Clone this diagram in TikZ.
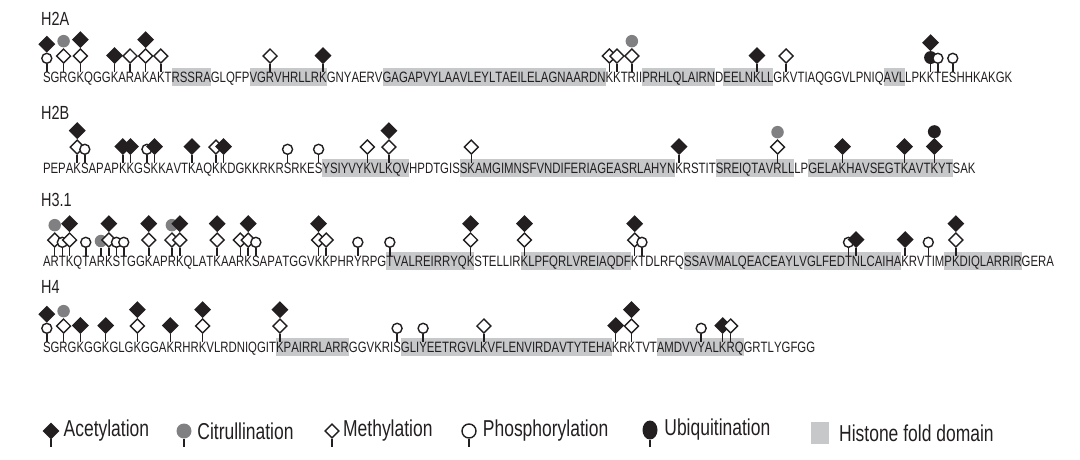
........
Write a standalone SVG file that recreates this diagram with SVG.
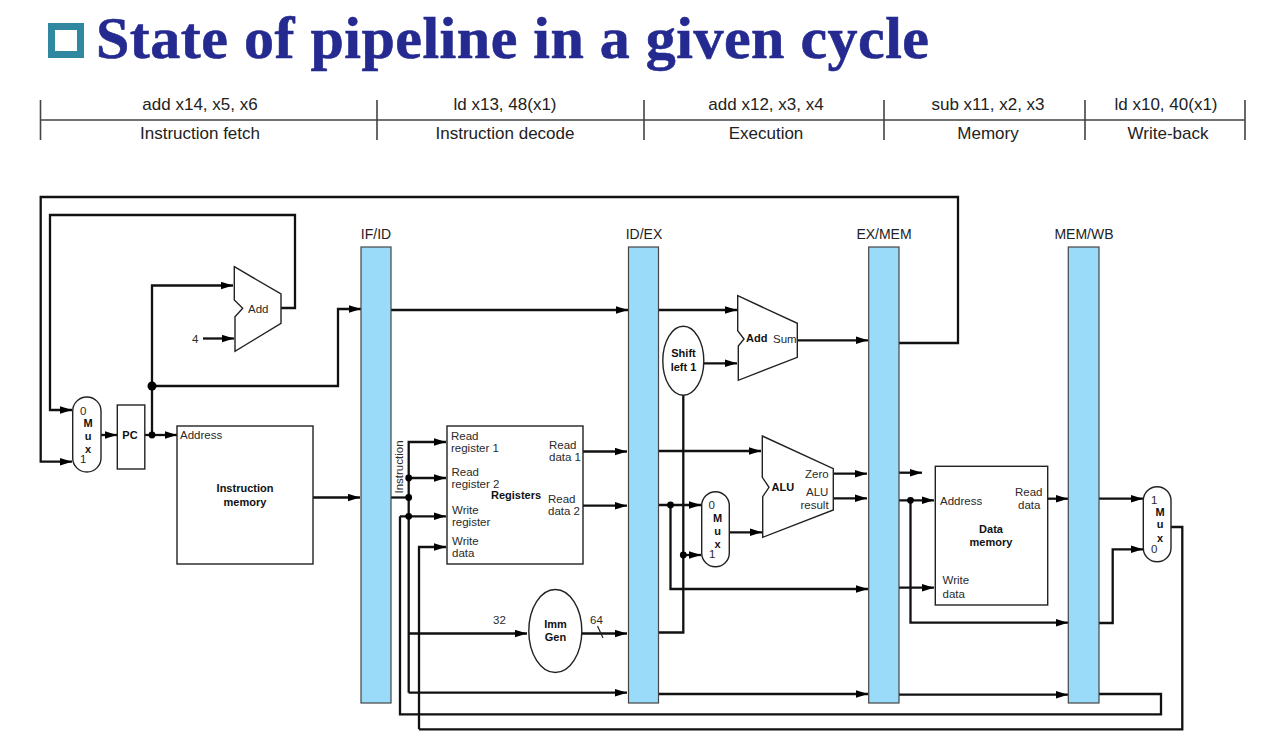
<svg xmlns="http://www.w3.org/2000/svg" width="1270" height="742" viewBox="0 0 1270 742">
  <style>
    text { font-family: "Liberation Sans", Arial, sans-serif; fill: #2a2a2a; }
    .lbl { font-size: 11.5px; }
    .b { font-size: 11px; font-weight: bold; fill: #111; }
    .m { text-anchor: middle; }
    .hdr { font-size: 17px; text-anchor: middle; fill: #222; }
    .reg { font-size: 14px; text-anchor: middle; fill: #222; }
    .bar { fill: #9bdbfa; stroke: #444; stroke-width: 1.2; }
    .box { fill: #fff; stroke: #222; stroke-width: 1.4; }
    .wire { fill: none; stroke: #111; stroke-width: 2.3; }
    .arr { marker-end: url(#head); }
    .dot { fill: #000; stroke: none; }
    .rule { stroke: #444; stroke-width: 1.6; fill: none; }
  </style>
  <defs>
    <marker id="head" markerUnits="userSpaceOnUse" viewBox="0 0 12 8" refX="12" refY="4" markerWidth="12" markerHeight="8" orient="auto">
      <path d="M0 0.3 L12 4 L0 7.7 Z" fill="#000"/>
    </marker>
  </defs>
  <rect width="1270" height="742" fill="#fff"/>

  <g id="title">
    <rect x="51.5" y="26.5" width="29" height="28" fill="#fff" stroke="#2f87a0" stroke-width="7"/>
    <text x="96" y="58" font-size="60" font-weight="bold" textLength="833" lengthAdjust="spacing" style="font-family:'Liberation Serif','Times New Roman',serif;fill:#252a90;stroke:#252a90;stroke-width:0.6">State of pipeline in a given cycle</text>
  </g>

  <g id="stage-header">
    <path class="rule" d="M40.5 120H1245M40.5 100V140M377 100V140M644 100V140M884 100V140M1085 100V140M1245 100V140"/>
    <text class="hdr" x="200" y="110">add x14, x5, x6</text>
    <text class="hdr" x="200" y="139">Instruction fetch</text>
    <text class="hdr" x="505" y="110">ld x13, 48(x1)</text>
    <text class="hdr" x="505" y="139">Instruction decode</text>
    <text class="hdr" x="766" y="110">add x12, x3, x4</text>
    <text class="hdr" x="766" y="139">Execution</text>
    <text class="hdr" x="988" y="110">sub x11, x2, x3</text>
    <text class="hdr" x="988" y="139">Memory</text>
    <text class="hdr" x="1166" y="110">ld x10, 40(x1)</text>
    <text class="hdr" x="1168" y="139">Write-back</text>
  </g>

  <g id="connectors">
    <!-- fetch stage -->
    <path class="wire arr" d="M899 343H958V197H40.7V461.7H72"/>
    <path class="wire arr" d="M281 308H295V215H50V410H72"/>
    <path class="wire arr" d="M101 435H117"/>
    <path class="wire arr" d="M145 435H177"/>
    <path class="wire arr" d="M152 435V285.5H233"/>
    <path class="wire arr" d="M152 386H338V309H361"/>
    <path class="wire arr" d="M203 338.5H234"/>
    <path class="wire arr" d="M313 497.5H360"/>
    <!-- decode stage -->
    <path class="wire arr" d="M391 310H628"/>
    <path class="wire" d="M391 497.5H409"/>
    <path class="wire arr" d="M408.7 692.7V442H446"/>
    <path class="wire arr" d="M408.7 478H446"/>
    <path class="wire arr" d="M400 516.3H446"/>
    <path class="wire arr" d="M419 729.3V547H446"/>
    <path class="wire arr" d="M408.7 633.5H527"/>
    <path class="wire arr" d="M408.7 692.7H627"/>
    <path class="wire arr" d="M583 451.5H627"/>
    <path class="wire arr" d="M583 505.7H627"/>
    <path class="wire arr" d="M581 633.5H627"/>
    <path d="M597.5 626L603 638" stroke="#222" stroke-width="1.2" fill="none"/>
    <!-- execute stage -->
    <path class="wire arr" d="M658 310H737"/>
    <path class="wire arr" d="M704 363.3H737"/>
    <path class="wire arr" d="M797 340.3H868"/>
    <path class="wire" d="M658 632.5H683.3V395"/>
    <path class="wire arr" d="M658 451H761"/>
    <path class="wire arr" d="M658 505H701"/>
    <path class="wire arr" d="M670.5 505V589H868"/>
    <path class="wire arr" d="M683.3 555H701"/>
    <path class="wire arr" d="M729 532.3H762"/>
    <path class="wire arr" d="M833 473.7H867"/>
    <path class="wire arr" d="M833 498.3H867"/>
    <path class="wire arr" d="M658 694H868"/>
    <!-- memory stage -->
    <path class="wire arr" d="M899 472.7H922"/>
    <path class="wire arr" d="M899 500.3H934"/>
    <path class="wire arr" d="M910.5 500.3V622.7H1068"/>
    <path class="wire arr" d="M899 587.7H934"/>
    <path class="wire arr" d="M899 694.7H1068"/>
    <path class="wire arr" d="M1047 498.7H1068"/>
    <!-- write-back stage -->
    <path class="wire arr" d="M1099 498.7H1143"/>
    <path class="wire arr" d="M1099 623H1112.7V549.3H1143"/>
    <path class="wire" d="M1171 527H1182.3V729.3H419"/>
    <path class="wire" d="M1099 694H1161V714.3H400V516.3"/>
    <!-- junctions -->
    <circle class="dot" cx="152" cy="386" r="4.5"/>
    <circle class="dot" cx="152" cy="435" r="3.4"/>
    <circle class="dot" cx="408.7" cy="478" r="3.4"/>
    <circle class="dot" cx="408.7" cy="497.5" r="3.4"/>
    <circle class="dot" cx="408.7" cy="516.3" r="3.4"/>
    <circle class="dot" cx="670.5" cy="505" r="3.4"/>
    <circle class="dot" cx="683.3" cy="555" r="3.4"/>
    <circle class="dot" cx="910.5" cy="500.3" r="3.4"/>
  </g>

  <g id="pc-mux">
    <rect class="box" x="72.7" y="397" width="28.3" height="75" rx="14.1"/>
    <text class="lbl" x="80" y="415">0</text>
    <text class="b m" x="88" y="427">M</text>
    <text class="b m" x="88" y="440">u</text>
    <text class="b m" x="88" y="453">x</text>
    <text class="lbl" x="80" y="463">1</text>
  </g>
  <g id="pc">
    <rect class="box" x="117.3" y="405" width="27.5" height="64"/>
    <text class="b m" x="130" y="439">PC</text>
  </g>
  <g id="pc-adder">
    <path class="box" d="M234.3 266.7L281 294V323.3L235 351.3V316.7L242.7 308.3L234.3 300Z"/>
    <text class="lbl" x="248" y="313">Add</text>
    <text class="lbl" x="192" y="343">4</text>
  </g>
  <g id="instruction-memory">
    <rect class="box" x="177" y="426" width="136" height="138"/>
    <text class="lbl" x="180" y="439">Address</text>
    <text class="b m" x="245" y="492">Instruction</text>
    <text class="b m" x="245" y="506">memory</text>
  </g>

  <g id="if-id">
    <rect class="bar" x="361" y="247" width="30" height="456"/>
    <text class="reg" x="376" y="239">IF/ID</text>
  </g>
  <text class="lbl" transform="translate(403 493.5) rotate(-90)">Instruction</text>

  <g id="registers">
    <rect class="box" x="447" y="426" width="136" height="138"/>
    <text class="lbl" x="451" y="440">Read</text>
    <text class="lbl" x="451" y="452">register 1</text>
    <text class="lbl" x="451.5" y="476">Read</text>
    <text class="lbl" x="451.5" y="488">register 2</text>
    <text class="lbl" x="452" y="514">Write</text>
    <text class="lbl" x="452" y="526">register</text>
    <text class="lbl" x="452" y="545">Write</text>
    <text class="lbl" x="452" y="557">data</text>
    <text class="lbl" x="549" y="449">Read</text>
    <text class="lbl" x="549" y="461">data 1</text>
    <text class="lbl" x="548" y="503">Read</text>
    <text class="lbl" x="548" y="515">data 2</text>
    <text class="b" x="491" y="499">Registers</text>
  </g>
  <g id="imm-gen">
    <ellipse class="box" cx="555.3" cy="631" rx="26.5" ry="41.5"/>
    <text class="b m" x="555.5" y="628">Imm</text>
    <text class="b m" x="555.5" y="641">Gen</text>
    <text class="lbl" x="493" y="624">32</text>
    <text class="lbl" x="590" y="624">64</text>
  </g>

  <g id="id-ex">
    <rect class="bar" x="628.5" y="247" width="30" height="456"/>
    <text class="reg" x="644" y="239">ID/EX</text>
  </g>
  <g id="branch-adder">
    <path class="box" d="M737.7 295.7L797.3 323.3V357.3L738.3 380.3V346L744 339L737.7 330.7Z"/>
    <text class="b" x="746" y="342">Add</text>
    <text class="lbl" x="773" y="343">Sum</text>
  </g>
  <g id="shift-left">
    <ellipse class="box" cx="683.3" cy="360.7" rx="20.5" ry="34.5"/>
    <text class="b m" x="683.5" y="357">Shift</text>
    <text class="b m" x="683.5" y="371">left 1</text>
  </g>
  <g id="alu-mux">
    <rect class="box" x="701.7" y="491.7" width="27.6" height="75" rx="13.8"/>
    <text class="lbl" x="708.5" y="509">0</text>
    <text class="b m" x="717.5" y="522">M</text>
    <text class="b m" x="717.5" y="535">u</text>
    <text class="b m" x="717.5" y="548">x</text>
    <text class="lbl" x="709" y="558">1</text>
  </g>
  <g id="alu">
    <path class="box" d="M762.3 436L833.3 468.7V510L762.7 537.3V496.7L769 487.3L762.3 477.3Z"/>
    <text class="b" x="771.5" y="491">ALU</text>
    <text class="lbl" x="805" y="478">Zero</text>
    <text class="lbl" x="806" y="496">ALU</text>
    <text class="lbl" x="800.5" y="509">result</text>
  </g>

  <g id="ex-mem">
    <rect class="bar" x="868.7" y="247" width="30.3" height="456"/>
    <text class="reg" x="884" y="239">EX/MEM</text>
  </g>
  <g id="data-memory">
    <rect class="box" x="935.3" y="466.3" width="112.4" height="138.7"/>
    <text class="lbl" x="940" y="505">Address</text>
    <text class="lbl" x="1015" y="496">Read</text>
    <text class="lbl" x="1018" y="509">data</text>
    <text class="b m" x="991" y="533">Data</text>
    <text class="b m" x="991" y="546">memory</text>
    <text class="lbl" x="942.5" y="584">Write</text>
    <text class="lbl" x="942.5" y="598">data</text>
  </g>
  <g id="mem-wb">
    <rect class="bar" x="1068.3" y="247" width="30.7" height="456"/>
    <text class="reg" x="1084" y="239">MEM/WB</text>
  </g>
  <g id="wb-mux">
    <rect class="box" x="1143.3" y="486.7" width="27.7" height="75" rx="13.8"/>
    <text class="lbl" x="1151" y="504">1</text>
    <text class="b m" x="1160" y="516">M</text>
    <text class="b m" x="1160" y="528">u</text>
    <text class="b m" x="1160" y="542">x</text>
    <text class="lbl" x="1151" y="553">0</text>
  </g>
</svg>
........
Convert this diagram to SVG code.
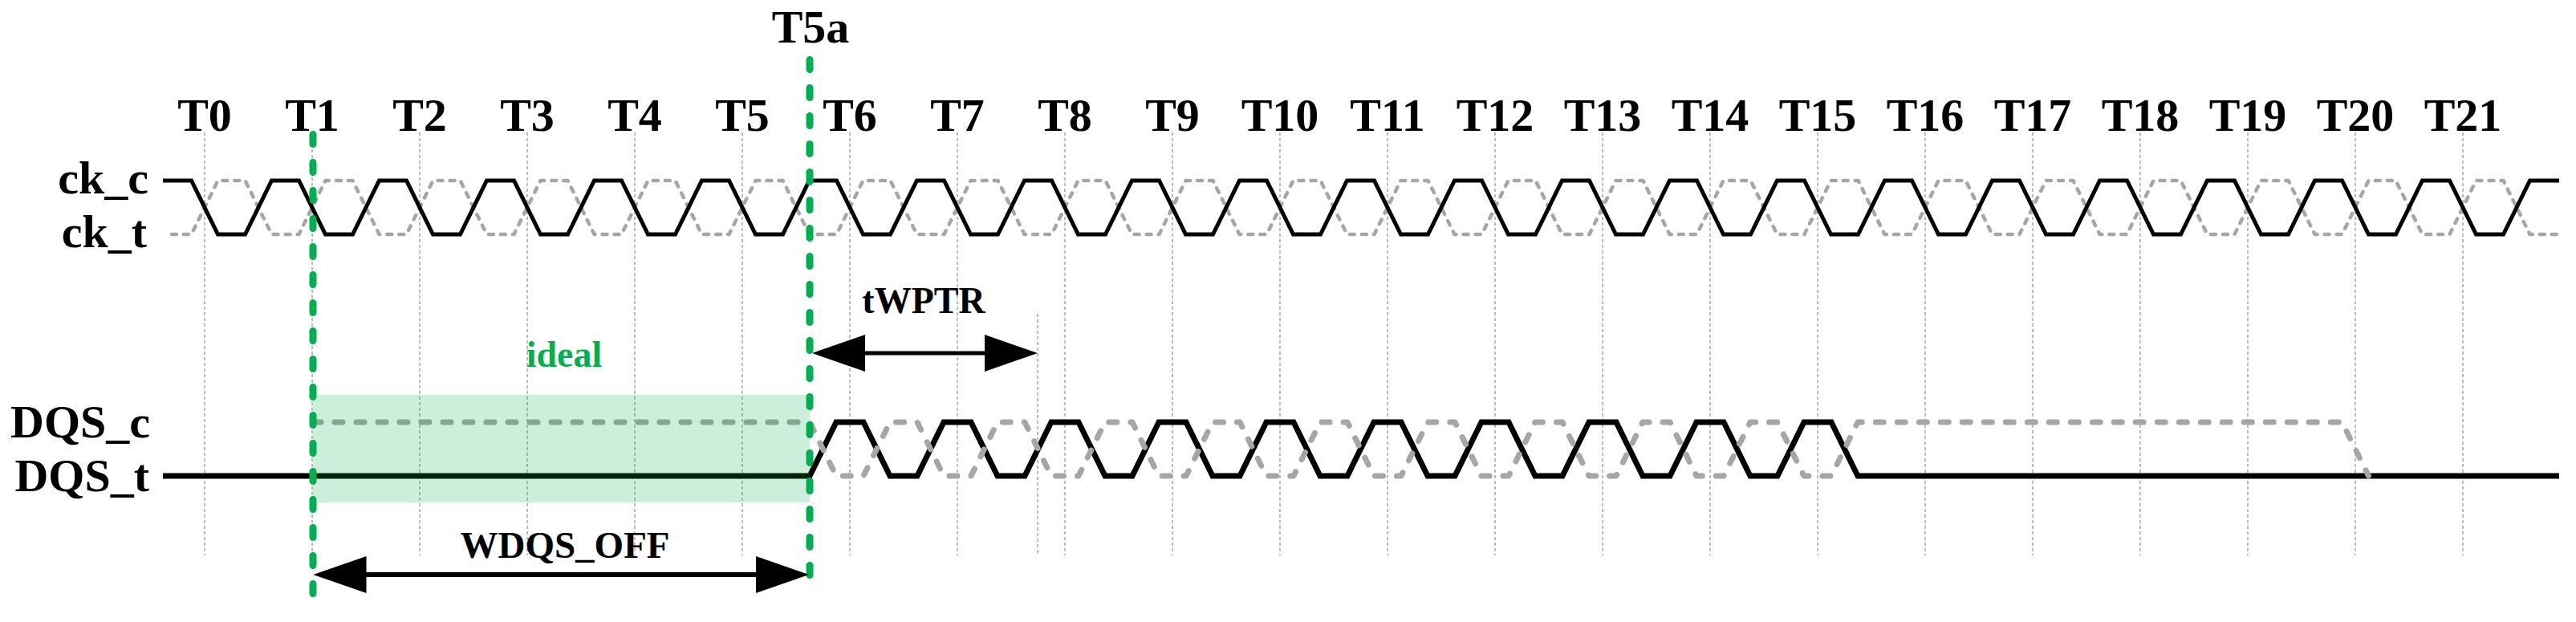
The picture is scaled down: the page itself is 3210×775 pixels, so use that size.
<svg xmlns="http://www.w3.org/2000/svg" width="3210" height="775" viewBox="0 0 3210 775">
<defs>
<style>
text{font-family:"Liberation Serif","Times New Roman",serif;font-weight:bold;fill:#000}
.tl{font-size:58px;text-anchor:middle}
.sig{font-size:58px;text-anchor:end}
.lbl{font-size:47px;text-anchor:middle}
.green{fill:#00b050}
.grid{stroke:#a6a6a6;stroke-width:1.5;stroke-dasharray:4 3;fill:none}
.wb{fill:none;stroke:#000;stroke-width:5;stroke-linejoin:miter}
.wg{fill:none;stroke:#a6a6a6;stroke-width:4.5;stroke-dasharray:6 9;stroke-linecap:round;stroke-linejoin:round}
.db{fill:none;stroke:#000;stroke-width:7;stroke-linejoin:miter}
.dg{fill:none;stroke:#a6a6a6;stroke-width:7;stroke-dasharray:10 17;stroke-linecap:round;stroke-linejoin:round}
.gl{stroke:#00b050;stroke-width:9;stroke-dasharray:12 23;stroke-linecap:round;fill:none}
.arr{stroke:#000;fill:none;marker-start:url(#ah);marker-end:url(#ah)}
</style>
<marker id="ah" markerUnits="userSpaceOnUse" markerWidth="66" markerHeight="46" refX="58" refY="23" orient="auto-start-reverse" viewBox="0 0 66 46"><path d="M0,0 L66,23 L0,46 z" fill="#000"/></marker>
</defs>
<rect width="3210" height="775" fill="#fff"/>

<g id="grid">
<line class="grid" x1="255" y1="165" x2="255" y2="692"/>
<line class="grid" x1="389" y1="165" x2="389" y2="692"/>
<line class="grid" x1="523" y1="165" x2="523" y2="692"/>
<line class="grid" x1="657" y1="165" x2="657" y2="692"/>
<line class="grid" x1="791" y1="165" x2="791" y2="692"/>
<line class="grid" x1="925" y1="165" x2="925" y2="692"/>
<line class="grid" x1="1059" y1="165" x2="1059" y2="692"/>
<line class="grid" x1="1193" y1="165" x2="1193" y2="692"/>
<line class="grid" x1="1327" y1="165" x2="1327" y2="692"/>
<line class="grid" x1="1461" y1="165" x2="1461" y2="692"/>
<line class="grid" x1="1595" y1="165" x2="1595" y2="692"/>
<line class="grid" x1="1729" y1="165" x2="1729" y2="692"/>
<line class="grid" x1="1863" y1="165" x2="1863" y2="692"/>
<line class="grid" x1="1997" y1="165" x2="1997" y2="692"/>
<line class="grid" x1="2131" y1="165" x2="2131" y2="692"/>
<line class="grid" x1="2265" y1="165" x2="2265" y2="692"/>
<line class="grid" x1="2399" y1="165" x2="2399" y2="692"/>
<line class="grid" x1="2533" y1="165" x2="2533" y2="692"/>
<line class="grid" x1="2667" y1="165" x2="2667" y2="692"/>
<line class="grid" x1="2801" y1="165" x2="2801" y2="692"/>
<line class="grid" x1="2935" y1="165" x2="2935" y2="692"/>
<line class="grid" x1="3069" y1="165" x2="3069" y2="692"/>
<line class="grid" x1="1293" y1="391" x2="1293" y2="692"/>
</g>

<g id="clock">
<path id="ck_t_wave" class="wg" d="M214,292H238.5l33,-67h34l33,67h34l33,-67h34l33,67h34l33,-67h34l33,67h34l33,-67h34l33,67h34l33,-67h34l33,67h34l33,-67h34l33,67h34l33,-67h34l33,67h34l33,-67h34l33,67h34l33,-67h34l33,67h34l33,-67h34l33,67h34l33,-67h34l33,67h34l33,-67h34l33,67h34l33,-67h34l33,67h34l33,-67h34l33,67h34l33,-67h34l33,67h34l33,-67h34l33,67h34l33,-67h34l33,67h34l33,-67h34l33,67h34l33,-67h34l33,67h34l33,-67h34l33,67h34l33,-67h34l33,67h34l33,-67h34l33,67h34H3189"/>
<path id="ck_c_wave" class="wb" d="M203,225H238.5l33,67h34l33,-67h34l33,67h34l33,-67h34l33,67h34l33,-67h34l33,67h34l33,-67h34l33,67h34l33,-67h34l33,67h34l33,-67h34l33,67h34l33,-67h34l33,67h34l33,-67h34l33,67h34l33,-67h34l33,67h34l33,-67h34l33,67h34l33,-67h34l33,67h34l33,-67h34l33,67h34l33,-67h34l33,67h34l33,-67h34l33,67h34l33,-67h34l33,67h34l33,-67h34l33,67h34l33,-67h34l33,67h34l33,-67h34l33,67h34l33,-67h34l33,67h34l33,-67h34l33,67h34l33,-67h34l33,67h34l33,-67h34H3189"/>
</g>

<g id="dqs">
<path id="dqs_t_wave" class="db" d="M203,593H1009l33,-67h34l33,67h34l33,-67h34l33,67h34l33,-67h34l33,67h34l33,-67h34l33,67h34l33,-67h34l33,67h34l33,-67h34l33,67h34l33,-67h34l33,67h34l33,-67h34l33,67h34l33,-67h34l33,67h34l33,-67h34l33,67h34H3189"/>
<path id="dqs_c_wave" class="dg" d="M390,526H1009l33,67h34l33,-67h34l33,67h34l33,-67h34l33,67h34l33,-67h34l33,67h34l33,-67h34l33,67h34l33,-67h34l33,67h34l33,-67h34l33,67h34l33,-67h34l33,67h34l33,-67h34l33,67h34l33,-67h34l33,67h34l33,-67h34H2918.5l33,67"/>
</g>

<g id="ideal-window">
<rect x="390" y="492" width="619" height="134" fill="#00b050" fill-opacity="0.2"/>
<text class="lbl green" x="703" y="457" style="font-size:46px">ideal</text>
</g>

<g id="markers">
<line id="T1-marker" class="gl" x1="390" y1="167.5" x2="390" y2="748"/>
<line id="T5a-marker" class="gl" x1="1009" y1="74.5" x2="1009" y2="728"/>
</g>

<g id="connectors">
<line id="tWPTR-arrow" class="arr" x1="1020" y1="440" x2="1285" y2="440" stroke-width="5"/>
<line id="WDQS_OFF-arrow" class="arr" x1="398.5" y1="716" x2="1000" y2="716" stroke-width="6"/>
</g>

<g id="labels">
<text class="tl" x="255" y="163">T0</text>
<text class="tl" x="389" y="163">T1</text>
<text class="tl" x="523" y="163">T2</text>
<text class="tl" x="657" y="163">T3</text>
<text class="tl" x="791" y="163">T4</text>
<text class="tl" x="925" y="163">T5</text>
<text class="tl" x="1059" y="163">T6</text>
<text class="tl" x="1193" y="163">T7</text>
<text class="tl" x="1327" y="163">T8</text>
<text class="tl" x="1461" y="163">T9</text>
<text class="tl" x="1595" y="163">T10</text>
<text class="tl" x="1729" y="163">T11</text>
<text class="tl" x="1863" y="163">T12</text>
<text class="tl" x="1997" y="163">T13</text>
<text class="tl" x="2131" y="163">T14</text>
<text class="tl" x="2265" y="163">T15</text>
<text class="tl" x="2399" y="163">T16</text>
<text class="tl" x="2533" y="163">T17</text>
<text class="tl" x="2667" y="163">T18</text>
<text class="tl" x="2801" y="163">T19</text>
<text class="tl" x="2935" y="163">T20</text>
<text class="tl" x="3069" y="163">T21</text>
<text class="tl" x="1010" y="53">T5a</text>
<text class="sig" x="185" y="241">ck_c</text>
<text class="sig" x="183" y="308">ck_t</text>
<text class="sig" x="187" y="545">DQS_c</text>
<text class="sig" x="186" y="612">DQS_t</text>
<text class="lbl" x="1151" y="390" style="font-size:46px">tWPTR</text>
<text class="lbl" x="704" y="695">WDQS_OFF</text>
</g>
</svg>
........
=== The problem ===
Find and copy each line above that includes the string "diagram".

=== Task response ===
Clone this diagram in TikZ.
Write a standalone SVG file that recreates this diagram with SVG.
Convert this diagram to SVG code.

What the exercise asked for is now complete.